Problem to work on
Give only the number of lines in the listing below where the string "matplotlib" occurs.

Entries
+ + + +
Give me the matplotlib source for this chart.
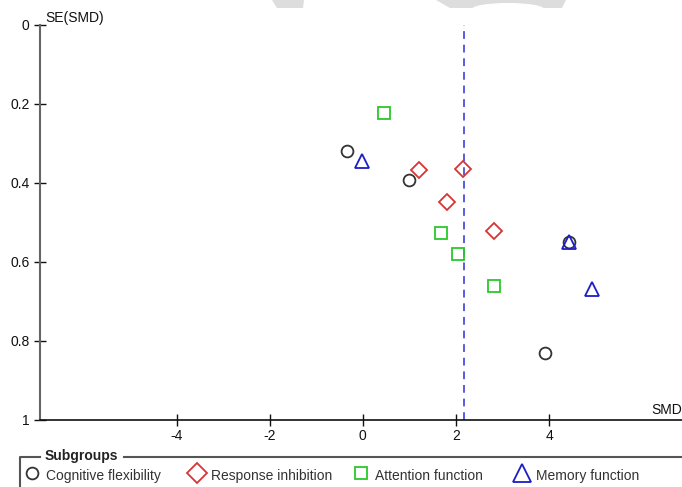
import numpy as np
from matplotlib import pyplot as plt
from matplotlib.lines import Line2D
from matplotlib.patches import Polygon, Ellipse

plt.rcParams["font.family"] = ["Liberation Sans", "DejaVu Sans"]

# SMD and SE(SMD) per study, grouped by subgroup
cog_smd = [-0.34, 1.00, 4.42, 3.90]
cog_se = [0.319, 0.393, 0.549, 0.831]
resp_smd = [1.20, 2.15, 1.80, 2.82]
resp_se = [0.368, 0.365, 0.448, 0.522]
attn_smd = [0.46, 1.67, 2.05, 2.82]
attn_se = [0.222, 0.528, 0.581, 0.661]
mem_smd = [-0.01, 4.42, 4.92]
mem_se = [0.344, 0.549, 0.670]
pooled_smd = 2.17

groups = ["Cognitive flexibility", "Response inhibition", "Attention function", "Memory function"]
xticks = [-4, -2, 0, 2, 4]
yticks = [0, 0.2, 0.4, 0.6, 0.8, 1]
ytick_labels = ["0", "0.2", "0.4", "0.6", "0.8", "1"]

W, H = 682, 487
fig = plt.figure(figsize=(W / 100, H / 100), dpi=100)


def fx(px):
    return px / W


def fy(py):
    return 1 - py / H


ax = fig.add_axes([fx(40), fy(419.5), fx(W) - fx(40), fy(25) - fy(419.5)])
ax.set_xlim(-6.93, 6.85)
ax.set_ylim(1, 0)

styles = [
    dict(marker="o", color="#333333", ms=8.5),
    dict(marker="D", color="#d83434", ms=8.5),
    dict(marker="s", color="#2ac82a", ms=8),
    dict(marker="^", color="#1c1cc8", ms=10.5),
]
data = [(cog_smd, cog_se), (resp_smd, resp_se), (attn_smd, attn_se), (mem_smd, mem_se)]

ax.axvline(pooled_smd, color="#5a5ae0", ls=(0, (4, 3)), lw=1.4, zorder=1)
for (xs, ys), st in zip(data, styles):
    ax.plot(xs, ys, ls="none", marker=st["marker"], ms=st["ms"], mfc="none",
            mec=st["color"], mew=1.3, zorder=3)

for side in ["top", "right"]:
    ax.spines[side].set_visible(False)
ax.spines["left"].set_color("#666666")
ax.spines["left"].set_linewidth(1.5)
ax.spines["bottom"].set_color("#111111")
ax.spines["bottom"].set_linewidth(1.2)

ax.set_xticks(xticks)
ax.set_xticklabels([str(t) for t in xticks])
ax.set_yticks(yticks)
ax.set_yticklabels(ytick_labels)
ax.tick_params(axis="both", direction="inout", length=9, width=1, colors="#111111",
               labelsize=10, pad=3)
ax.tick_params(axis="x", pad=2)

fig.text(fx(45), fy(18), "SE(SMD)", fontsize=10, va="center", ha="left", color="#111111")
fig.text(fx(682), fy(410), "SMD", fontsize=10, va="center", ha="right", color="#111111")

# subgroup key below the plot
fig.add_artist(Line2D([fx(20), fx(20), fx(40)], [fy(487), fy(457), fy(457)],
                      color="#555555", lw=1.5))
fig.add_artist(Line2D([fx(124), fx(682)], [fy(457), fy(457)], color="#555555", lw=1.5))
fig.text(fx(45), fy(456), "Subgroups", fontsize=10, fontweight="bold", va="center",
         ha="left", color="#222222")

key_x = [32, 197, 361, 522]
key_ms = [8.5, 10.5, 8, 13]
for kx, st, ms, name in zip(key_x, styles, key_ms, groups):
    fig.add_artist(Line2D([fx(kx)], [fy(473)], ls="none", marker=st["marker"], ms=ms,
                          mfc="none", mec=st["color"], mew=1.3))
    fig.text(fx(kx + 14), fy(476), name, fontsize=10, va="center", ha="left",
             color="#333333")

# faint grey shapes along the top edge
fig.add_artist(Polygon([(fx(272), fy(0)), (fx(304), fy(0)), (fx(303), fy(8)), (fx(277), fy(8))],
                       closed=True, color="#dddddd", lw=0))
fig.add_artist(Polygon([(fx(436), fy(0)), (fx(566), fy(0)), (fx(562), fy(8)), (fx(450), fy(8))],
                       closed=True, color="#dddddd", lw=0))
fig.add_artist(Ellipse((fx(508), fy(9)), fx(72), 12 / H, color="white", lw=0))

fig.savefig("out.png", dpi=100)
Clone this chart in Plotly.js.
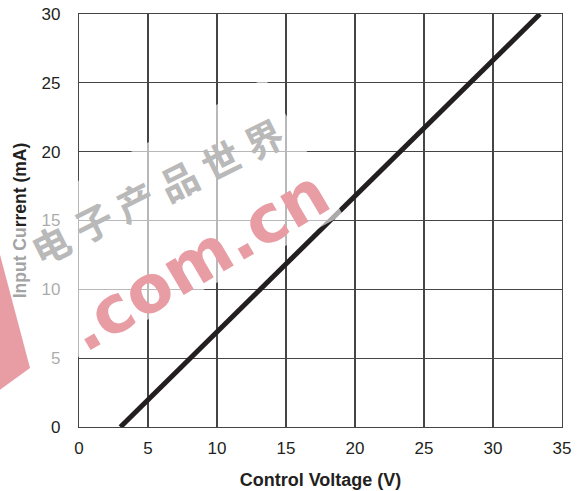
<!DOCTYPE html>
<html>
<head>
<meta charset="utf-8">
<script src="https://cdn.plot.ly/plotly-3.0.1.min.js"></script>
<style>
  html, body { margin: 0; padding: 0; background: #ffffff; }
  #chart { width: 579px; height: 491px; }
</style>
</head>
<body>
<div id="chart"></div>
<script>
// Transfer characteristic: input current vs. control voltage
const controlVoltage = [3, 33.4];   // V
const inputCurrent = [0, 30];       // mA

const xTickValues = [0, 5, 10, 15, 20, 25, 30, 35];
const yTickValues = [0, 5, 10, 15, 20, 25, 30];

const W = 579, H = 491;
const M = { l: 79, r: 17, t: 14, b: 64 };
const plotW = W - M.l - M.r;
const plotH = H - M.t - M.b;

// pixel position on the page -> paper coordinates
function px(x) { return (x - M.l) / plotW; }
function py(y) { return (H - M.b - y) / plotH; }
function poly(points) {
  return 'M ' + points.map(p => px(p[0]).toFixed(4) + ' ' + py(p[1]).toFixed(4)).join(' L ') + ' Z';
}

const ink = '#231f20';
const gridInk = '#454545';
const baseFont = 'Liberation Sans, Arial, Helvetica, sans-serif';
const markPink = 'rgb(232,156,163)';

const trace = {
  x: controlVoltage,
  y: inputCurrent,
  type: 'scatter',
  mode: 'lines',
  line: { color: ink, width: 5 },
  hoverinfo: 'skip',
  showlegend: false
};

const axisCommon = {
  showgrid: true,
  gridcolor: gridInk,
  gridwidth: 1.2,
  showline: true,
  linecolor: gridInk,
  linewidth: 1.2,
  mirror: true,
  zeroline: false,
  ticks: '',
  tickfont: { family: baseFont, size: 17, color: ink },
  fixedrange: true
};

// site mark: Chinese name laid out one glyph at a time along a slanted line
const markChars = ['电', '子', '产', '品', '世', '界'];
const markStart = [50, 243], markEnd = [263, 137];
const charNotes = markChars.map((ch, i) => {
  const t = i / (markChars.length - 1);
  return {
    xref: 'paper', yref: 'paper',
    x: px(markStart[0] + t * (markEnd[0] - markStart[0])),
    y: py(markStart[1] + t * (markEnd[1] - markStart[1])),
    xanchor: 'center', yanchor: 'middle',
    text: ch,
    textangle: -26.5,
    showarrow: false,
    font: { family: 'Noto Sans CJK SC, sans-serif', size: 38, color: '#b9b9b9', weight: 'bold' }
  };
});

const layout = {
  width: W,
  height: H,
  margin: M,
  paper_bgcolor: '#ffffff',
  plot_bgcolor: '#ffffff',
  showlegend: false,
  xaxis: Object.assign({}, axisCommon, {
    range: [0, 35],
    tickmode: 'array',
    tickvals: xTickValues,
    ticktext: xTickValues.map(String),
    ticklabelstandoff: 5,
    title: {
      text: 'Control Voltage (V)',
      font: { family: baseFont, size: 18, color: ink, weight: 'bold' },
      standoff: 16
    }
  }),
  yaxis: Object.assign({}, axisCommon, {
    range: [0, 30],
    tickmode: 'array',
    tickvals: yTickValues,
    ticktext: yTickValues.map(String),
    ticklabelstandoff: 14,
    title: {
      text: "<span style='color:#a3a3a3'>Input Cu</span>rrent (mA)",
      font: { family: baseFont, size: 17.5, color: ink, weight: 'bold' },
      standoff: 10
    }
  }),
  shapes: [
    // pale band behind the site mark
    {
      type: 'path', xref: 'paper', yref: 'paper', layer: 'above',
      path: poly([[265, 78], [343, 215], [-60, 431], [-60, 257]]),
      fillcolor: 'rgba(255,255,255,0.62)', line: { width: 0 }
    },
    // red corner of the site logo
    {
      type: 'path', xref: 'paper', yref: 'paper', layer: 'above',
      path: poly([[-10, 217], [30, 368], [-10, 397]]),
      fillcolor: markPink, line: { width: 0 }
    }
  ],
  annotations: charNotes.concat([
    {
      xref: 'paper', yref: 'paper',
      x: px(198), y: py(260),
      xanchor: 'center', yanchor: 'middle',
      text: '.com.cn',
      textangle: -30.5,
      showarrow: false,
      font: { family: 'DejaVu Sans, sans-serif', size: 66, color: markPink, weight: 'bold' }
    }
  ])
};

Plotly.newPlot('chart', [trace], layout, { staticPlot: true, displayModeBar: false });
</script>
</body>
</html>
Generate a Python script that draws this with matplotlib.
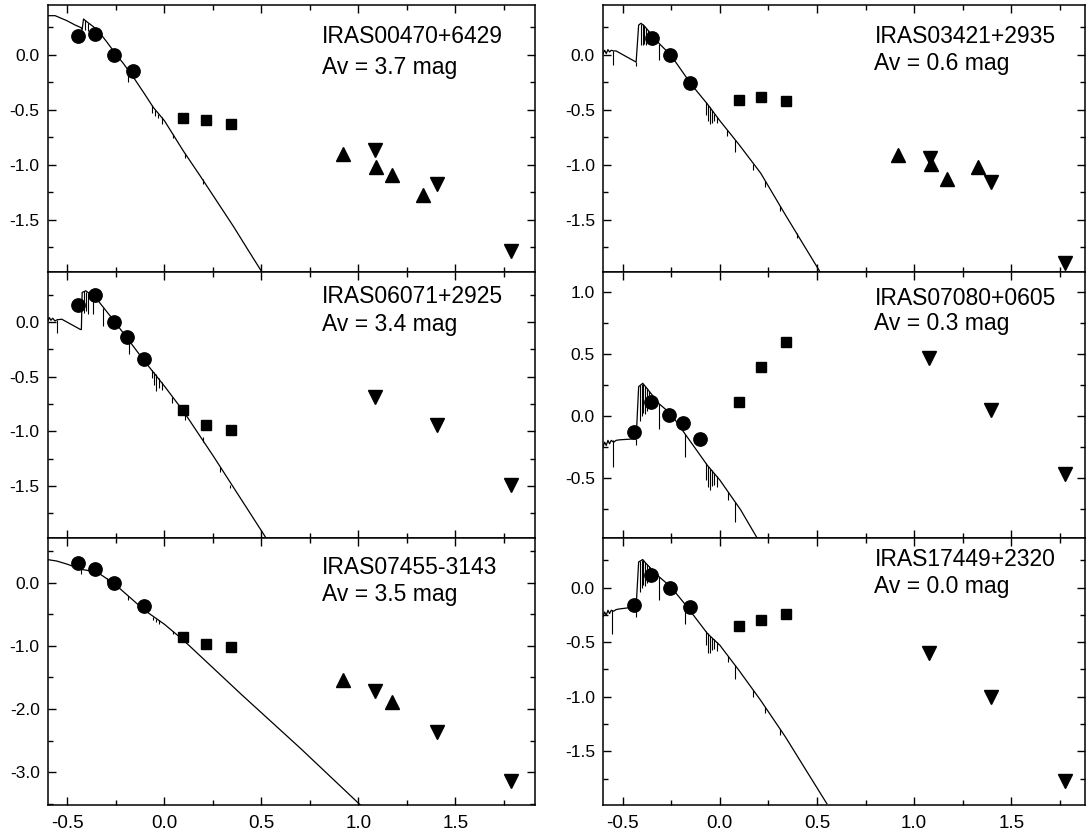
import numpy as np
import matplotlib
matplotlib.use('Agg')
import matplotlib.pyplot as plt
from matplotlib.ticker import MultipleLocator, FormatStrFormatter

plt.rcParams['font.family'] = ['Liberation Sans', 'DejaVu Sans']
plt.rcParams['axes.unicode_minus'] = False

# log(lambda) of the J, H, K bands
jhk_x = [0.097, 0.212, 0.342]

# ---------------- IRAS00470+6429 ----------------
opt1_x = [-0.443, -0.357, -0.259, -0.16]
opt1_y = [0.168, 0.19, 0.0, -0.15]
nir1_y = [-0.571, -0.593, -0.626]
up1_x = [0.923, 1.09, 1.172, 1.335]
up1_y = [-0.906, -1.02, -1.096, -1.273]
dn1_x = [1.086, 1.404, 1.786]
dn1_y = [-0.87, -1.176, -1.786]
mod1_x = [-0.60, -0.563, -0.503, -0.46, -0.43, -0.424, -0.417, -0.40, -0.366, -0.331,
          -0.297, -0.259, -0.211, -0.16, -0.108, -0.057, 0.0, 0.098, 0.184, 0.27,
          0.356, 0.43, 0.505]
mod1_y = [0.353, 0.353, 0.308, 0.268, 0.245, 0.225, 0.323, 0.298, 0.253, 0.192,
          0.115, 0.024, -0.082, -0.205, -0.342, -0.48, -0.60, -0.876, -1.10, -1.33,
          -1.56, -1.77, -1.98]
lin1_x = [-0.409, -0.392, -0.366, -0.186, -0.065, -0.05, -0.035, -0.014, 0.042, 0.105, 0.197]
lin1_top = [0.31, 0.285, 0.253, -0.14, -0.46, -0.50, -0.54, -0.565, -0.72, -0.89, -1.13]
lin1_bot = [0.22, 0.21, 0.21, -0.25, -0.53, -0.56, -0.58, -0.632, -0.76, -0.94, -1.17]

# ---------------- IRAS06071+2925 ----------------
opt2_x = [-0.446, -0.357, -0.259, -0.194, -0.103]
opt2_y = [0.153, 0.245, 0.0, -0.135, -0.342]
nir2_y = [-0.81, -0.945, -0.988]
dn2_x = [1.086, 1.404, 1.786]
dn2_y = [-0.688, -0.939, -1.495]
mod2_x = [-0.601, -0.593, -0.585, -0.576, -0.564, -0.553, -0.529, -0.435, -0.428, -0.424,
          -0.405, -0.348, -0.259, -0.194, -0.103, 0.0, 0.098, 0.253, 0.425, 0.525]
mod2_y = [0.009, 0.04, 0.015, 0.034, 0.009, 0.02, 0.025, -0.067, -0.07, 0.27,
          0.285, 0.208, 0.009, -0.144, -0.358, -0.587, -0.817, -1.23, -1.704, -1.98]
lin2_x = [-0.555, -0.414, -0.404, -0.392, -0.366, -0.314, -0.182, -0.065, -0.055, -0.045,
          -0.03, -0.015, 0.041, 0.106, 0.2, 0.286, 0.337]
lin2_top = [0.02, 0.28, 0.275, 0.265, 0.245, 0.13, -0.17, -0.44, -0.46, -0.48,
            -0.51, -0.55, -0.683, -0.835, -1.05, -1.33, -1.49]
lin2_bot = [-0.098, 0.085, 0.10, 0.07, 0.07, -0.037, -0.297, -0.51, -0.58, -0.63,
            -0.60, -0.62, -0.74, -0.90, -1.10, -1.37, -1.52]

# ---------------- IRAS07455-3143 ----------------
opt3_x = [-0.443, -0.357, -0.259, -0.103]
opt3_y = [0.316, 0.221, 0.0, -0.374]
nir3_y = [-0.859, -0.98, -1.017]
up3_x = [0.92, 1.172]
up3_y = [-1.54, -1.89]
dn3_x = [1.086, 1.404, 1.786]
dn3_y = [-1.72, -2.365, -3.14]
mod3_x = [-0.601, -0.555, -0.50, -0.443, -0.43, -0.348, -0.259, -0.103, 0.0, 0.098,
          0.40, 0.70, 1.01]
mod3_y = [0.363, 0.341, 0.29, 0.225, 0.21, 0.167, -0.016, -0.437, -0.66, -0.912,
          -1.78, -2.62, -3.52]
lin3_x = [-0.43, -0.297, -0.186, -0.06, -0.045, -0.03, 0.042]
lin3_top = [0.21, 0.07, -0.21, -0.55, -0.58, -0.6, -0.77]
lin3_bot = [0.142, 0.01, -0.28, -0.60, -0.62, -0.65, -0.82]

# ---------------- IRAS03421+2935 ----------------
opt4_x = [-0.351, -0.257, -0.153]
opt4_y = [0.152, 0.0, -0.26]
nir4_y = [-0.412, -0.388, -0.425]
up4_x = [0.919, 1.085, 1.167, 1.329]
up4_y = [-0.907, -0.993, -1.13, -1.023]
dn4_x = [1.081, 1.397, 1.777]
dn4_y = [-0.938, -1.16, -1.893]
mod4_x = [-0.602, -0.593, -0.585, -0.576, -0.568, -0.559, -0.547, -0.534, -0.525, -0.431,
          -0.418, -0.406, -0.389, -0.312, -0.252, -0.149, -0.064, 0.0, 0.098, 0.21,
          0.338, 0.517]
mod4_y = [0.009, 0.039, 0.009, 0.045, 0.024, 0.039, 0.033, 0.033, 0.024, -0.068,
          0.268, 0.284, 0.26, 0.10, -0.006, -0.266, -0.449, -0.60, -0.815, -1.075,
          -1.456, -1.975]
lin4_x = [-0.551, -0.431, -0.405, -0.398, -0.39, -0.382, -0.372, -0.362, -0.312, -0.175,
          -0.072, -0.062, -0.05, -0.04, -0.028, -0.015, 0.038, 0.079, 0.173, 0.233,
          0.31, 0.395]
lin4_top = [0.035, -0.068, 0.28, 0.275, 0.26, 0.245, 0.225, 0.205, 0.10, -0.20,
            -0.43, -0.455, -0.48, -0.50, -0.535, -0.565, -0.683, -0.773, -0.99, -1.145,
            -1.37, -1.62]
lin4_bot = [-0.098, -0.10, 0.09, 0.085, 0.10, 0.09, 0.11, 0.13, -0.046, -0.297,
            -0.55, -0.60, -0.63, -0.62, -0.60, -0.62, -0.74, -0.88, -1.05, -1.20,
            -1.42, -1.66]

# ---------------- IRAS07080+0605 ----------------
opt5_x = [-0.444, -0.354, -0.26, -0.192, -0.102]
opt5_y = [-0.129, 0.113, 0.005, -0.062, -0.193]
nir5_y = [0.113, 0.388, 0.595]
dn5_x = [1.078, 1.397, 1.777]
dn5_y = [0.464, 0.046, -0.474]
mod5_x = [-0.602, -0.593, -0.585, -0.576, -0.568, -0.559, -0.547, -0.534, -0.517, -0.431,
          -0.418, -0.397, -0.38, -0.312, -0.252, -0.192, -0.064, 0.0, 0.107, 0.193]
mod5_y = [-0.255, -0.215, -0.241, -0.20, -0.228, -0.20, -0.215, -0.20, -0.196, -0.187,
          0.233, 0.26, 0.228, 0.094, 0.013, -0.12, -0.402, -0.52, -0.76, -0.99]
lin5_x = [-0.551, -0.431, -0.41, -0.402, -0.394, -0.386, -0.376, -0.366, -0.312, -0.18,
          -0.072, -0.062, -0.05, -0.04, -0.028, -0.015, 0.042, 0.079]
lin5_top = [-0.20, -0.187, 0.245, 0.255, 0.255, 0.24, 0.22, 0.20, 0.094, -0.146,
            -0.385, -0.405, -0.43, -0.44, -0.46, -0.49, -0.614, -0.697]
lin5_bot = [-0.415, -0.24, -0.04, 0.0, 0.02, 0.01, 0.04, 0.06, -0.107, -0.335,
            -0.52, -0.58, -0.60, -0.57, -0.56, -0.58, -0.683, -0.855]

# ---------------- IRAS17449+2320 ----------------
opt6_x = [-0.444, -0.354, -0.257, -0.153]
opt6_y = [-0.156, 0.113, -0.003, -0.177]
nir6_y = [-0.351, -0.293, -0.238]
dn6_x = [1.078, 1.397, 1.777]
dn6_y = [-0.602, -0.998, -1.771]
mod6_x = [-0.602, -0.593, -0.585, -0.576, -0.568, -0.559, -0.547, -0.534, -0.517, -0.431,
          -0.418, -0.397, -0.38, -0.312, -0.252, -0.175, -0.064, 0.0, 0.098, 0.21,
          0.338, 0.423, 0.551]
mod6_y = [-0.269, -0.224, -0.254, -0.208, -0.238, -0.208, -0.217, -0.202, -0.196, -0.177,
          0.234, 0.256, 0.22, 0.097, 0.005, -0.162, -0.421, -0.528, -0.757, -1.032,
          -1.368, -1.612, -1.978]
lin6_x = [-0.554, -0.431, -0.41, -0.402, -0.394, -0.386, -0.376, -0.366, -0.312, -0.18,
          -0.072, -0.062, -0.05, -0.04, -0.028, -0.015, 0.042, 0.079, 0.173, 0.233, 0.31]
lin6_top = [-0.21, -0.177, 0.245, 0.25, 0.25, 0.235, 0.215, 0.195, 0.097, -0.15,
            -0.40, -0.42, -0.445, -0.46, -0.475, -0.50, -0.625, -0.71, -0.94, -1.09, -1.295]
lin6_bot = [-0.421, -0.27, -0.04, 0.0, 0.02, 0.01, 0.04, 0.06, -0.116, -0.33,
            -0.53, -0.60, -0.60, -0.57, -0.56, -0.58, -0.681, -0.836, -1.0, -1.15, -1.35]

names = ['IRAS00470+6429', 'IRAS03421+2935', 'IRAS06071+2925',
         'IRAS07080+0605', 'IRAS07455-3143', 'IRAS17449+2320']
av = [3.7, 0.6, 3.4, 0.3, 3.5, 0.0]

panels = [
    (opt1_x, opt1_y, nir1_y, up1_x, up1_y, dn1_x, dn1_y, mod1_x, mod1_y, lin1_x, lin1_top, lin1_bot),
    (opt4_x, opt4_y, nir4_y, up4_x, up4_y, dn4_x, dn4_y, mod4_x, mod4_y, lin4_x, lin4_top, lin4_bot),
    (opt2_x, opt2_y, nir2_y, [], [], dn2_x, dn2_y, mod2_x, mod2_y, lin2_x, lin2_top, lin2_bot),
    (opt5_x, opt5_y, nir5_y, [], [], dn5_x, dn5_y, mod5_x, mod5_y, lin5_x, lin5_top, lin5_bot),
    (opt3_x, opt3_y, nir3_y, up3_x, up3_y, dn3_x, dn3_y, mod3_x, mod3_y, lin3_x, lin3_top, lin3_bot),
    (opt6_x, opt6_y, nir6_y, [], [], dn6_x, dn6_y, mod6_x, mod6_y, lin6_x, lin6_top, lin6_bot),
]

ylims = [(-1.97, 0.45), (-1.97, 0.45), (-1.98, 0.46), (-0.99, 1.16), (-3.52, 0.70), (-1.99, 0.45)]
ymajor = [0.5, 0.5, 0.5, 0.5, 1.0, 0.5]
xlims = [(-0.60, 1.91), (-0.60, 1.88)]

# layout in pixels (figure is 1086 x 832 at 100 dpi)
W, H = 1086.0, 832.0
col_px = [(48, 535), (603.3, 1085)]
top_px, bot_px = 5, 805
row_h = (bot_px - top_px) / 3.0
# baseline of the two text lines, pixels below the top of each panel
txt_off = [(38, 69), (38, 65), (31, 59), (33, 58), (36, 63), (28, 55)]

fig = plt.figure(figsize=(W / 100, H / 100), dpi=100)

for i, p in enumerate(panels):
    row, col = divmod(i, 2)
    x0, x1 = col_px[col]
    y_top = top_px + row * row_h
    ax = fig.add_axes([x0 / W, 1 - (y_top + row_h) / H, (x1 - x0) / W, row_h / H])
    (ox, oy, ny, ux, uy, dx, dy, mx, my, lx, ltop, lbot) = p

    ax.plot(mx, my, color='black', lw=0.9, zorder=2)
    ax.vlines(lx, lbot, ltop, color='black', lw=0.8, zorder=2)
    ax.plot(ox, oy, 'o', color='black', ms=9.6, zorder=3)
    ax.plot(jhk_x, ny, 's', color='black', ms=7.7, zorder=3)
    if ux:
        ax.plot(ux, uy, '^', color='black', ms=10, zorder=3)
    ax.plot(dx, dy, 'v', color='black', ms=10, zorder=3)

    ax.set_xlim(*xlims[col])
    ax.set_ylim(*ylims[i])
    ax.xaxis.set_major_locator(MultipleLocator(0.5))
    ax.xaxis.set_minor_locator(MultipleLocator(0.25))
    ax.yaxis.set_major_locator(MultipleLocator(ymajor[i]))
    ax.yaxis.set_minor_locator(MultipleLocator(ymajor[i] / 2))
    ax.xaxis.set_major_formatter(FormatStrFormatter('%.1f'))
    ax.yaxis.set_major_formatter(FormatStrFormatter('%.1f'))
    ax.tick_params(which='both', direction='in', top=True, right=True, width=1.0, colors='black')
    ax.tick_params(which='major', length=6)
    ax.tick_params(which='minor', length=3.5)
    ax.tick_params(axis='y', labelsize=12.5, pad=6)
    ax.tick_params(axis='x', labelsize=13.5, pad=7)
    if row < 2:
        ax.tick_params(labelbottom=False)
    for s in ax.spines.values():
        s.set_linewidth(1.1)

    t1, t2 = txt_off[i]
    ax.annotate(names[i], xy=(0.563, 1.0), xycoords='axes fraction',
                xytext=(0, -t1 * 0.72), textcoords='offset points',
                va='baseline', ha='left', fontsize=16.5)
    ax.annotate('Av = %.1f mag' % av[i], xy=(0.563, 1.0), xycoords='axes fraction',
                xytext=(0, -t2 * 0.72), textcoords='offset points',
                va='baseline', ha='left', fontsize=16.5)

fig.savefig('out.png', dpi=100)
+ + + +
Written response
9